To join the men's chapter, you have to be white, straight, young, monogamous and only interested in dating other white people. 'Racial treason is not tolerated,' members told Daily Mail Australia.
The group, which began in Melbourne in 2016, is spreading to cities and towns across the country. They recently opened a women's chapter to give women 'a choice to live their lives in accordance to their natural roles'.
Over email an anonymous representative for the group told Daily Mail Australia that their 'activists come from all walks of life'. 'Our ranks are made up by men and women from every corner of the workforce. Our members have families. Some have wives and children that they seek to protect,' they said.
'We are telling you that we are all around you. We build your houses, we cook your meals, and we keep your shelves stocked.'
The groups main targets are Jewish people, homosexuals and non-white immigrants. 'We oppose substance abuse, homosexuality, and all other rotten, irresponsible distractions laid before us by Jews and globalist elites.'
They accuse homosexuals of being 'defined by their own hedonism, and by virtue of their own perversions deprived of the natural capacity to reproduce'.
They also refer to Jewish people as 'social parasites'.
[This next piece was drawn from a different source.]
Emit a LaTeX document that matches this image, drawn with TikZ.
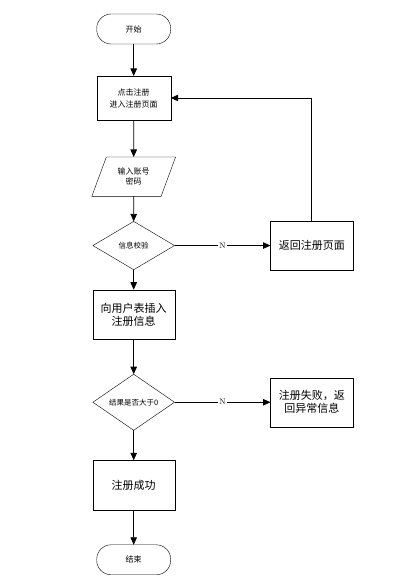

'We recognise that there is a fundamental truth to all of reality and that reality is governed by this natural law, whether human beings acknowledge it or not,' the representative says.
The group, which claims to have 300 members, first emerged in 2016 when they put up posters in Melbourne showing the shooting of a gay man, and the text 'Get the Sodomite filth off our streets'.
Since then they've carried out over 40 'hits' as they call them, with their propaganda appearing across the country. Usually conducted in the dead of night they'll plaster streets and universities with hate speech. 'Stop the hordes, N*****s, Ch***s, Dunec***s,' one poster reads. Others call for the murder of Jewish people.
Last year they put up flyers at Melbourne university which were written in simplified Chinese characters. They said Chinese people were not allowed into the building, otherwise they would be deported.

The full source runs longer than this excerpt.